I suggest the RGI registry because some runtime environments do not provide currency (or unit) formatting out-of-the-box and we should not be a burden on implementation in weakly-resourced environments. We should also, if we do this, amend the :number and :integer documentation to clearly state what we've done (so that implementers don't namespace their way around us).

We should also consider whether the default functions should consume unit values as numbers, e.g. .input {$amount :currency}.match{$amount :number}*{{You have {$amount} in your account!}}

macchiati commented 3 months ago

I disagree that we need to avoid doing the right thing.
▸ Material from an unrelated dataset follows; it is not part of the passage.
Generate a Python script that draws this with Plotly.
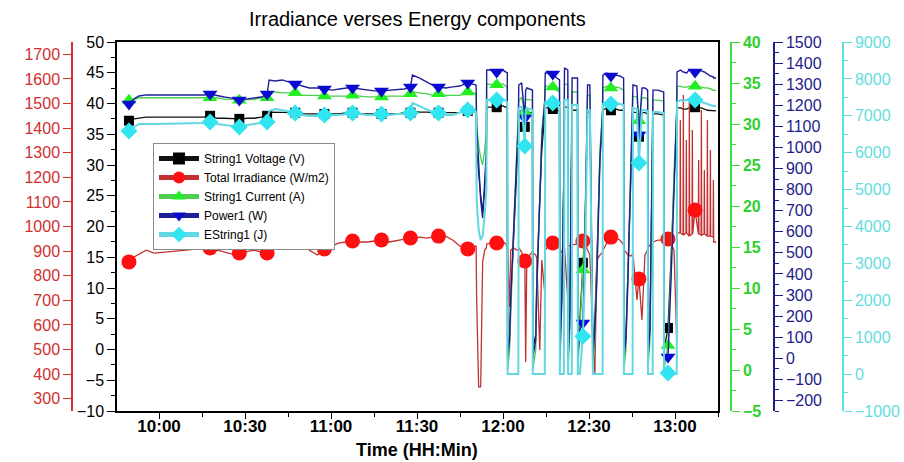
import plotly.graph_objects as go
import pandas as pd

# time of each logged sample, minutes after midnight
time_min = [
    588.5, 589.5, 591.3, 593.0, 595.5, 598.3, 615.7, 617.8, 620.3, 622.7,
    625.5, 628.0, 630.8, 633.2, 635.7, 637.7, 638.4, 640.5, 643.0, 645.4,
    647.5, 650.0, 652.4, 655.2, 657.7, 660.5, 662.9, 665.4, 667.5, 669.9,
    672.7, 675.1, 677.6, 680.4, 683.2, 685.6, 687.7, 688.4, 690.9, 693.3,
    695.4, 697.5, 700.0, 702.4, 704.9, 707.7,
    709.75, 710.6, 710.8, 711.5, 712.2, 712.9, 713.6, 714.2, 714.3, 716.0,
    717.8, 719.9, 721.5, 721.6, 722.3, 722.7, 723.7, 724.8, 725.35, 725.5,
    726.5, 727.6, 727.9, 728.3, 730.27, 730.37, 731.42, 731.77, 732.82, 733.52,
    734.57, 734.74, 735.62, 737.36, 738.76, 739.71, 739.81, 740.51, 741.21, 741.45,
    742.61, 742.71, 743.31, 744.0, 744.11, 745.99, 746.1, 746.8, 747.85, 748.55,
    749.49, 750.3, 751.35, 752.04, 752.74, 753.79, 754.74, 754.84, 756.24, 757.64,
    759.38, 760.78, 762.08, 762.18, 762.88, 763.58, 764.63, 765.22, 765.33, 766.72,
    767.42, 768.47, 769.52, 770.46, 770.57, 771.27, 772.21, 772.32, 774.06, 776.06,
    776.16, 777.56, 778.61, 779.66, 780.6, 780.71,
    781.75, 781.86, 781.96, 782.8, 782.91, 783.01, 783.85, 783.96, 784.06,
    784.9, 785.01, 785.11, 785.95, 786.05, 786.16, 787.0,
    788.14, 788.25, 788.35, 789.1, 789.2, 789.31, 790.14, 790.25, 790.35,
    791.19, 791.3, 791.4, 792.24, 792.35, 792.45, 793.29, 793.39, 793.5, 794.34,
]

voltage = [
    37.2, 37.2, 37.5, 37.6, 37.8, 37.8, 37.8, 38.0, 37.6, 37.6,
    37.5, 37.5, 37.6, 37.6, 37.8, 38.0, 38.6, 38.6, 38.6, 38.5,
    38.5, 38.3, 38.3, 38.3, 38.3, 38.3, 38.3, 38.5, 38.5, 38.3,
    38.3, 38.3, 38.3, 38.3, 38.3, 38.5, 38.5, 38.8, 38.6, 38.6,
    38.5, 38.5, 38.5, 38.5, 38.5, 38.8,
    38.6, 38.6, 32.4, 28.4, 25.1, 22.4, 25.9, 30.8,
    39.4, 39.4, 39.4, 39.6, 39.3,
    0.0, 2.4, 8.1, 19.4, 29.2, 34.1,
    38.6, 38.9, 36.2, 38.5, 38.6, 38.5,
    0.0, 2.4, 11.3, 24.3, 32.4, 38.1,
    39.3, 39.3, 39.1, 38.9, 38.8,
    0.0, 9.7, 27.6,
    39.4, 39.4,
    0.0, 6.4, 32.4,
    38.9, 38.9,
    0.0, 4.8, 14.1, 19.4,
    38.6, 38.6,
    0.0, 4.8, 14.6, 30.8, 37.3,
    38.9, 39.3, 38.9, 39.1, 38.9, 38.9,
    0.0, 2.4, 12.9, 30.8, 37.3,
    38.6, 38.5, 34.6, 38.5, 38.5, 38.3,
    0.0, 4.0, 34.1,
    38.3, 38.3, 38.1,
    0.0, 3.5, 14.6, 27.6, 37.3,
    39.3,
    39.3, 39.3, 39.3, 39.1, 39.1, 39.1, 39.1, 39.1, 39.1,
    39.3, 39.3, 39.3, 39.4, 39.4, 39.4, 39.4,
    39.3, 39.3, 39.3, 39.3, 39.3, 39.3, 39.1, 39.1, 39.1,
    38.9, 38.9, 38.9, 38.9, 38.9, 38.9, 38.8, 38.8, 38.8, 38.8,
]

irradiance = [
    852, 856, 876, 888, 904, 892, 913, 913, 904, 896,
    888, 892, 900, 904, 896, 892, 904, 917, 929, 933,
    941, 929, 904, 884, 909, 921, 933, 937, 941, 937,
    937, 941, 945, 937, 945, 949, 953, 953, 957, 953,
    957, 961, 961, 945, 921, 909,
    917, 921, 701, 348, 348, 856, 904, 913,
    929, 933, 933, 941, 921,
    904, 673, 904, 913, 904, 904,
    913, 896, 860, 449, 872, 896,
    892, 884, 872, 498, 864, 730,
    904, 917, 933, 925, 921,
    904, 896, 904,
    913, 701,
    925, 921, 925,
    925, 929,
    929, 933, 941, 929,
    904, 884,
    539, 404, 864, 884, 896,
    904, 933, 957, 953, 945, 925,
    904, 896, 884, 880, 884,
    888, 701, 787, 620, 884, 904,
    913, 925, 933,
    937, 945, 945,
    937, 949, 933, 904, 539,
    974,
    974, 1433, 974, 965, 1535, 965, 974, 1352, 974,
    961, 1514, 961, 970, 1392, 970, 1067,
    970, 1270, 970, 965, 1474, 965, 970, 1230, 970,
    961, 1433, 961, 961, 1311, 961, 957, 1189, 937, 937,
]

current = [
    32.9, 32.9, 33.0, 33.2, 33.2, 33.2, 33.2, 33.2, 33.2, 33.0,
    33.0, 32.9, 33.0, 33.0, 33.2, 33.2, 33.9, 33.9, 33.8, 33.8,
    33.8, 33.5, 33.5, 33.5, 33.4, 33.4, 33.4, 33.4, 33.5, 33.4,
    33.3, 33.3, 33.3, 33.4, 33.4, 33.4, 33.7, 33.9, 33.8, 33.7,
    33.5, 33.7, 33.5, 33.5, 33.5, 33.9,
    33.8, 33.7, 29.9, 27.4, 25.9, 25.0, 26.8, 29.3,
    34.9, 34.8, 34.8, 34.9, 34.5,
    0.0, 2.4, 7.3, 17.1, 26.8, 30.5,
    32.9, 33.2, 31.5, 32.9, 33.0, 32.9,
    0.0, 2.4, 9.8, 20.7, 29.3, 32.9,
    34.6, 34.6, 34.5, 34.1, 33.9,
    0.0, 8.5, 24.4,
    34.9, 34.8,
    0.0, 4.9, 28.0,
    33.9, 33.9,
    0.0, 4.9, 12.2, 17.1,
    33.5, 33.5,
    0.0, 3.7, 12.2, 26.8, 31.7,
    34.4, 34.6, 34.4, 34.5, 34.4, 34.1,
    0.0, 2.4, 11.0, 26.8, 31.7,
    33.4, 33.3, 30.4, 33.2, 33.2, 33.0,
    0.0, 3.7, 29.3,
    32.9, 32.9, 32.8,
    0.0, 3.0, 12.2, 24.4, 31.7,
    34.6,
    34.6, 34.6, 34.6, 34.5, 34.5, 34.5, 34.5, 34.5, 34.5,
    34.6, 34.6, 34.6, 34.6, 34.6, 34.6, 34.6,
    34.5, 34.5, 34.5, 34.5, 34.5, 34.5, 34.4, 34.4, 34.4,
    34.4, 34.4, 34.4, 34.3, 34.3, 34.3, 34.1, 34.1, 34.1, 34.1,
]

power = [
    1201, 1206, 1230, 1244, 1249, 1249, 1249, 1253, 1244, 1239,
    1234, 1225, 1230, 1234, 1239, 1253, 1320, 1315, 1320, 1310,
    1301, 1291, 1282, 1282, 1277, 1272, 1277, 1282, 1282, 1277,
    1272, 1268, 1268, 1272, 1277, 1277, 1287, 1343, 1329, 1310,
    1296, 1287, 1282, 1287, 1291, 1306,
    1301, 1296, 1106, 940, 751, 665, 822, 988,
    1367, 1367, 1358, 1367, 1353,
    0, 87, 276, 608, 940, 1130,
    1296, 1306, 1140, 1272, 1282, 1272,
    0, 87, 324, 751, 1035, 1225,
    1353, 1353, 1348, 1329, 1320,
    0, 276, 845,
    1377, 1367,
    0, 181, 988,
    1329, 1329,
    0, 134, 167, 513,
    1296, 1296,
    0, 134, 371, 940, 1177,
    1343, 1353, 1339, 1343, 1339, 1329,
    0, 87, 371, 940, 1177,
    1296, 1291, 1059, 1282, 1282, 1272,
    0, 134, 1083,
    1272, 1272, 1263,
    0, 6, 371, 845, 1177,
    1358,
    1367, 1367, 1367, 1358, 1358, 1358, 1353, 1353, 1353,
    1367, 1367, 1367, 1367, 1367, 1367, 1358,
    1367, 1367, 1367, 1363, 1363, 1363, 1358, 1358, 1358,
    1348, 1348, 1348, 1339, 1339, 1339, 1334, 1334, 1329, 1329,
]

energy = [
    6588, 6588, 6697, 6778, 6778, 6778, 6805, 6832, 6778, 6751,
    6724, 6697, 6751, 6778, 6805, 6832, 7130, 7184, 7157, 7103,
    7076, 7022, 6995, 6995, 7022, 7022, 7022, 7049, 7076, 7049,
    7022, 7022, 7049, 7022, 7049, 7049, 7076, 7347, 7266, 7184,
    7103, 7076, 7022, 7022, 7076, 7157,
    7130, 7103, 4718, 3905, 3634, 3743, 4312, 4989,
    7428, 7428, 7428, 7455, 7374,
    0, 0, 0, 0, 0, 0,
    7211, 7266, 6182, 7157, 7211, 7157,
    0, 0, 0, 0, 0, 0,
    7374, 7374, 7347, 7266, 7238,
    0, 0, 0,
    7428, 7428,
    0, 0, 0,
    7293, 7293,
    0, 0, 1024, 2550,
    7157, 7157,
    0, 0, 0, 0, 0,
    7320, 7374, 7320, 7347, 7320, 7293,
    0, 0, 0, 0, 0,
    7211, 7184, 5721, 7157, 7157, 7130,
    0, 0, 0,
    7103, 7103, 7076,
    0, 30, 0, 0, 0,
    7374,
    7428, 7428, 7428, 7401, 7401, 7401, 7428, 7428, 7428,
    7455, 7455, 7455, 7428, 7428, 7428, 7428,
    7401, 7401, 7401, 7374, 7374, 7374, 7347, 7347, 7347,
    7320, 7320, 7320, 7293, 7293, 7293, 7266, 7266, 7266, 7266,
]

# samples that carry a symbol (every ~10 minutes)
marker_times = [589.5, 617.8, 628.0, 637.7, 647.5, 657.7, 667.5, 677.6, 687.7,
                697.5, 707.7, 717.8, 727.6, 737.36, 747.85, 757.64, 767.42,
                777.56, 787.0]

day = pd.Timestamp("2021-06-01")
t = [day + pd.Timedelta(minutes=m) for m in time_min]
idx = [time_min.index(m) for m in marker_times]
tm = [t[i] for i in idx]

FONT = "Liberation Sans, Arial, sans-serif"
BLACK, RED, GREEN, NAVY, CYAN = "#000000", "#d03030", "#3fdc3f", "#1c1c8a", "#5fdede"

series = [
    # name, values, yaxis, line colour, marker colour, symbol, size, line width
    ("String1 Voltage (V)", voltage, "y", "#111111", "#000000", "square", 10, 1.3),
    ("Total Irradiance (W/m2)", irradiance, "y2", "#c23030", "#ff1010", "circle", 15, 1.3),
    ("String1 Current (A)", current, "y3", "#4ccf4c", "#22ee22", "triangle-up", 13, 1.3),
    ("Power1 (W)", power, "y4", "#1e1e9a", "#0a0ad0", "triangle-down", 13, 1.4),
    ("EString1 (J)", energy, "y5", "#62d8e2", "#30e4f0", "diamond", 13, 2.0),
]

fig = go.Figure()
for name, vals, ya, lc, mc, sym, ms, lw in series:
    fig.add_trace(go.Scatter(x=t, y=vals, yaxis=ya, mode="lines",
                             line=dict(color=lc, width=lw), showlegend=False,
                             hoverinfo="skip"))
    fig.add_trace(go.Scatter(x=tm, y=[vals[i] for i in idx], yaxis=ya, mode="markers",
                             marker=dict(symbol=sym, size=ms, color=mc, line=dict(width=0)),
                             showlegend=False))
for name, vals, ya, lc, mc, sym, ms, lw in series:
    fig.add_trace(go.Scatter(x=[None], y=[None], yaxis=ya, mode="lines+markers", name=name,
                             line=dict(color=lc, width=1.5),
                             marker=dict(symbol=sym, size=min(ms, 12), color=mc)))

W, H = 904, 462
xd = [117 / W, 718 / W]
yd = [1 - 411 / H, 1 - 42 / H]


def yax(color, rng, dtick, minor, pos=None, side="left", bold=False, tick0=0, lab=None):
    d = dict(range=rng, dtick=dtick, tick0=tick0, showgrid=False, zeroline=False,
             showline=True, linecolor=color, linewidth=1.5, automargin=False,
             ticks="outside", ticklen=8, tickwidth=1.3, tickcolor=color,
             tickfont=dict(family=FONT, size=16, color=lab or color,
                           weight="bold" if bold else "normal"),
             side=side, domain=yd, fixedrange=True)
    if minor:
        d["minor"] = dict(dtick=minor, ticks="outside", ticklen=4, tickcolor=color,
                          tickwidth=1.2, showgrid=False)
    if pos is not None:
        d.update(anchor="free", position=pos, overlaying="y")
    else:
        d.update(anchor="x", mirror=True)
    return d


fig.update_layout(
    template="none",
    width=W, height=H,
    margin=dict(l=0, r=0, t=0, b=0, pad=0),
    paper_bgcolor="white", plot_bgcolor="white",
    font=dict(family=FONT, color="black"),
    xaxis=dict(
        domain=xd, type="date", automargin=False,
        range=[day + pd.Timedelta(minutes=585.33), day + pd.Timedelta(minutes=795.0)],
        tick0=day + pd.Timedelta(minutes=600), dtick=30 * 60 * 1000, tickformat="%H:%M",
        ticks="outside", ticklen=6, tickwidth=1.3, tickcolor="black",
        minor=dict(dtick=15 * 60 * 1000, ticks="outside", ticklen=4, tickcolor="black"),
        showline=True, linecolor="black", linewidth=1.5, mirror=True,
        showgrid=False, zeroline=False, fixedrange=True, ticklabelstandoff=-7,
        tickfont=dict(family=FONT, size=17, color="black", weight="bold"),
    ),
    yaxis=yax(BLACK, [-10, 50], 5, 2.5),
    yaxis2=yax(RED, [250, 1750], 100, None, pos=72 / W),
    yaxis3=yax(GREEN, [-5, 40], 5, 2.5, pos=731 / W, side="right", bold=True,
               lab="#2fd02f"),
    yaxis4=yax(NAVY, [-250, 1500], 100, 50, pos=774 / W, side="right"),
    yaxis5=yax(CYAN, [-1000, 9000], 1000, 500, pos=843 / W, side="right"),
    legend=dict(x=153 / W, y=1 - 143 / H, xanchor="left", yanchor="top",
                bordercolor="#8a8a8a", borderwidth=1, bgcolor="white",
                font=dict(family=FONT, size=12, color="black"),
                tracegroupgap=0, itemwidth=40, itemsizing="constant"),
    annotations=[
        dict(text="Irradiance verses Energy components", x=417 / W, y=1 - 19 / H,
             xref="paper", yref="paper", xanchor="center", yanchor="middle",
             showarrow=False, font=dict(family=FONT, size=20, color="black")),
        dict(text="<b>Time (HH:Min)</b>", x=417 / W, y=1 - 450 / H,
             xref="paper", yref="paper", xanchor="center", yanchor="middle",
             showarrow=False, font=dict(family=FONT, size=18, color="black")),
    ],
    showlegend=True,
)

fig.write_html("out.html")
Any implementation that can't directly support passing a currency value (= number & currency-code) can surely provide a little shim in their API to combine two parameters on their side.

aphillips commented 3 months ago

@macchiati I'm not saying that we should avoid doing the right thing. I'm saying we should provide ways for different users to accomplish the right thing. For example, I was talking with a developer whose application has a currency code associated with all of the values in a "report". They might want to write a message like:

You have {$amount :currency currency=$reportCurrency}.

If there is no native "currency amount" type, the :currency implementation won't be able to pre-specify what to do. This doesn't mean that an implementation can't support a "currency amount" type, when one exists or that it shouldn't provide a shim when one does not. Implementations absolutely should provide for proper I18N.

sffc commented 3 months ago

I think the spec should just normatively require support for combined number and currency/unit input types. Each implementation can do that in their own way. When an upgraded type is available, implementations can use it, and if not, a simple tuple or record can be used.

aphillips commented 1 day ago

Waiting to merge #922, which will close this issue.